How can Dynamic Programming be used to solve the knapsack problem?

How can Dynamic Programming be used to solve the knapsack problem?

Dynamic Programming can be used to solve the knapsack problem by breaking it down into smaller subproblems and using the concept of memoization to store the solutions to these subproblems. The knapsack problem involves selecting a subset of items with maximum total value, given a weight constraint.

To solve the knapsack problem using Dynamic Programming, we can follow these steps:

1. Define the subproblems: In this case, the subproblem can be defined as finding the maximum value that can be obtained by considering a subset of the items with a weight constraint.

2. Formulate the recurrence relation: We can define the recurrence relation as follows:
- Let's consider the items from 1 to n and the weight capacity of the knapsack as W.
- Let's define a function K(i, w) that represents the maximum value that can be obtained by considering items 1 to i, with a weight constraint of w.
- The recurrence relation can be defined as:
K(i, w) = max(value[i] + K(i-1, w - weight[i]), K(i-1, w))
where value[i] represents the value of the ith item and weight[i] represents the weight of the ith item.

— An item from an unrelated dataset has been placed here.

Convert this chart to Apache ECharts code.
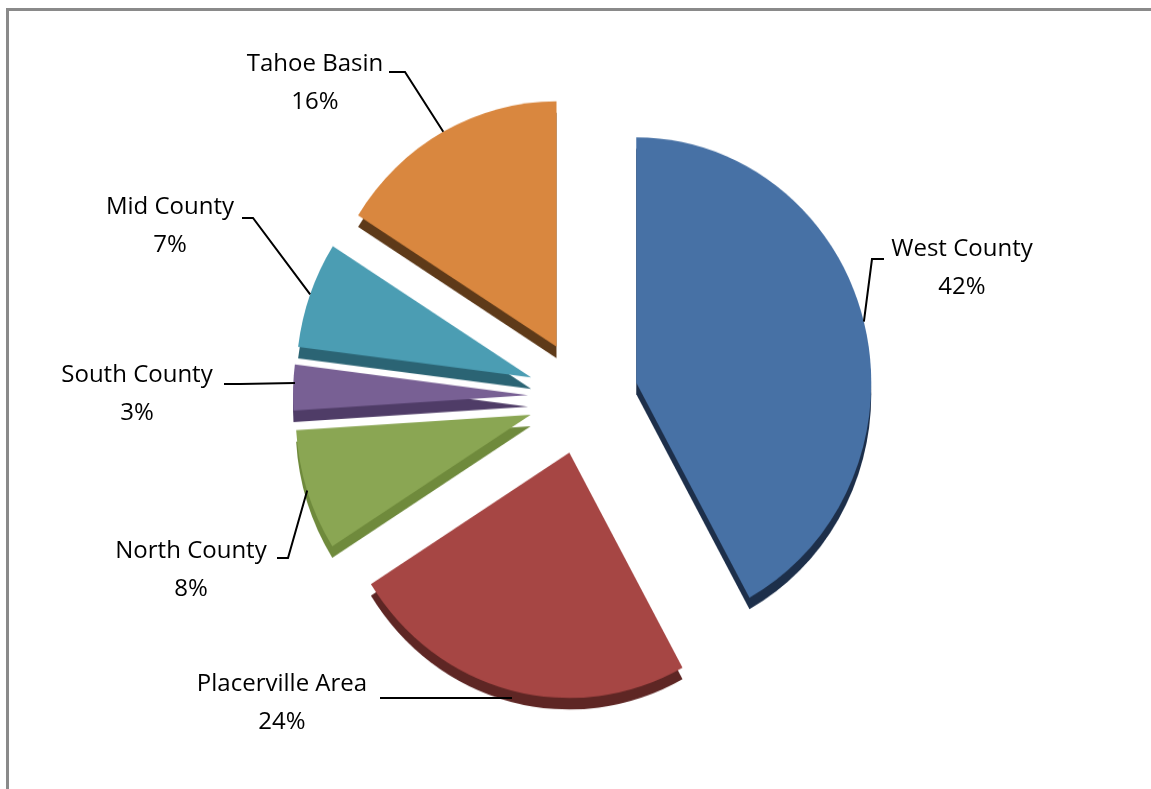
<!DOCTYPE html>
<html>
<head>
<meta charset="utf-8">
<script src="https://cdn.jsdelivr.net/npm/echarts@6/dist/echarts.min.js"></script>
<style>
  html, body { margin: 0; padding: 0; background: #fff; overflow: hidden; }
  #pie, #labels { position: absolute; left: 0; top: 0; width: 1151px; height: 789px; }
  #pie { transform: scaleY(1.044); transform-origin: 0 397px; }
  #frame { position: absolute; left: 6px; top: 8px; width: 1160px; height: 800px;
           border-top: 3px solid #8a8a8a; border-left: 3px solid #8a8a8a; pointer-events: none; }
</style>
</head>
<body>
<div id="pie"></div>
<div id="labels"></div>
<div id="frame"></div>
<script>
// ---- data ----
const categories = ['West County', 'Placerville Area', 'North County', 'South County', 'Mid County', 'Tahoe Basin'];
const values = [42, 24, 8, 3, 7, 16];

// ---- styles ----
const topColors  = ['#4771A5', '#A64644', '#8AA653', '#786094', '#4B9DB3', '#D9873F'];
const sideColors = ['#1D2F4A', '#5E2624', '#6F8A3C', '#4F3C67', '#2B6474', '#5E3A19'];

// label layout (center of each two-line label, elbow of the leader line, end near text)
const labelCfg = [
  { x: 962, y: 268, elbow: [872, 259], end: [884, 259] },
  { x: 282, y: 703, elbow: [445, 698], end: [380, 698], start: [512, 698] },
  { x: 191, y: 570, elbow: [288, 558], end: [277, 558] },
  { x: 137, y: 394, elbow: [240, 384], end: [224, 384], start: [295, 383] },
  { x: 170, y: 226, elbow: [253, 218], end: [242, 218] },
  { x: 315, y: 83,  elbow: [405, 72],  end: [389, 72] }
];

const CENTER = [583, 397];
const RADIUS = 235;
const OFFSET = 55;
const DEPTH = 11;
const TILT = 1.044;   // vertical stretch of the perspective view

const pieChart = echarts.init(document.getElementById('pie'), null, { renderer: 'canvas' });
const labelChart = echarts.init(document.getElementById('labels'), null, { renderer: 'canvas' });

const sideData = categories.map((c, i) => ({
  name: c, value: values[i], selected: true, itemStyle: { color: sideColors[i] }
}));
const topData = categories.map((c, i) => ({
  name: c, value: values[i], selected: true, itemStyle: { color: topColors[i] }
}));
const labelData = categories.map((c, i) => ({ name: c, value: values[i] }));

const pieBase = {
  type: 'pie',
  silent: true,
  radius: RADIUS,
  startAngle: 90,
  clockwise: true,
  emphasis: { disabled: true }
};

pieChart.setOption({
  animation: false,
  series: [
    Object.assign({}, pieBase, {
      center: [CENTER[0], CENTER[1] + DEPTH],
      selectedMode: 'multiple',
      selectedOffset: OFFSET,
      label: { show: false },
      labelLine: { show: false },
      data: sideData,
      z: 1
    }),
    Object.assign({}, pieBase, {
      center: CENTER,
      selectedMode: 'multiple',
      selectedOffset: OFFSET,
      label: { show: false },
      labelLine: { show: false },
      data: topData,
      z: 2
    })
  ]
});

labelChart.setOption({
  animation: false,
  series: [
    Object.assign({}, pieBase, {
      center: CENTER,
      itemStyle: { color: 'rgba(0,0,0,0)' },
      label: {
        show: true,
        position: 'outside',
        formatter: '{b}\n{d}%',
        fontFamily: 'Open Sans',
        fontSize: 24,
        lineHeight: 38,
        color: '#000',
        align: 'center'
      },
      labelLine: {
        show: true,
        length: 20,
        length2: 20,
        lineStyle: { color: '#000', width: 2 }
      },
      labelLayout: function (params) {
        const cfg = labelCfg[params.dataIndex];
        let p0 = cfg.start;
        if (!p0) {
          const q = params.labelLinePoints[0];
          const dx = q[0] - CENTER[0], dy = q[1] - CENTER[1];
          const len = Math.sqrt(dx * dx + dy * dy) || 1;
          const px = q[0] + dx / len * OFFSET;
          const py = q[1] + dy / len * OFFSET;
          p0 = [px, CENTER[1] + (py - CENTER[1]) * TILT];
        }
        return {
          x: cfg.x,
          y: cfg.y,
          align: 'center',
          verticalAlign: 'middle',
          labelLinePoints: [p0, cfg.elbow, cfg.end]
        };
      },
      data: labelData
    })
  ]
});
</script>
</body>
</html>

3. Define the base cases: The base cases for the recurrence relation are:
- K(0, w) = 0, for any value of w (no items to consider)
- K(i, 0) = 0, for any value of i (no weight capacity)

4. Implement the solution using memoization: We can use a 2D array, memo, to store the solutions to the subproblems. The dimensions of the array will be (n+1) x (W+1), where n is the number of items and W is the weight capacity of the knapsack. Initially, all the values in the memo array will be set to -1.

5. Write a recursive function to solve the problem: The recursive function can be defined as follows:
- If memo[i][w] is not equal to -1, return memo[i][w] (already computed)
- If weight[i] is greater than w, return K(i-1, w) (item cannot be included)
- Otherwise, compute the maximum value by considering two cases:
- Include the ith item: value[i] + K(i-1, w - weight[i])
- Exclude the ith item: K(i-1, w)
- Store the maximum value in memo[i][w] and return it.

6. Call the recursive function with the initial parameters: Call the recursive function with i = n and w = W, and it will return the maximum value that can be obtained.

7. Retrieve the selected items: To retrieve the selected items, we can trace back the memo array. Starting from memo[n][W], if the value is equal to K(n-1, W), it means the nth item was not included. Otherwise, the nth item was included, and we can add it to the selected items. Repeat this process for the remaining items until we reach the base case.

By following these steps, we can efficiently solve the knapsack problem using Dynamic Programming. The time complexity of this approach is O(nW), where n is the number of items and W is the weight capacity of the knapsack.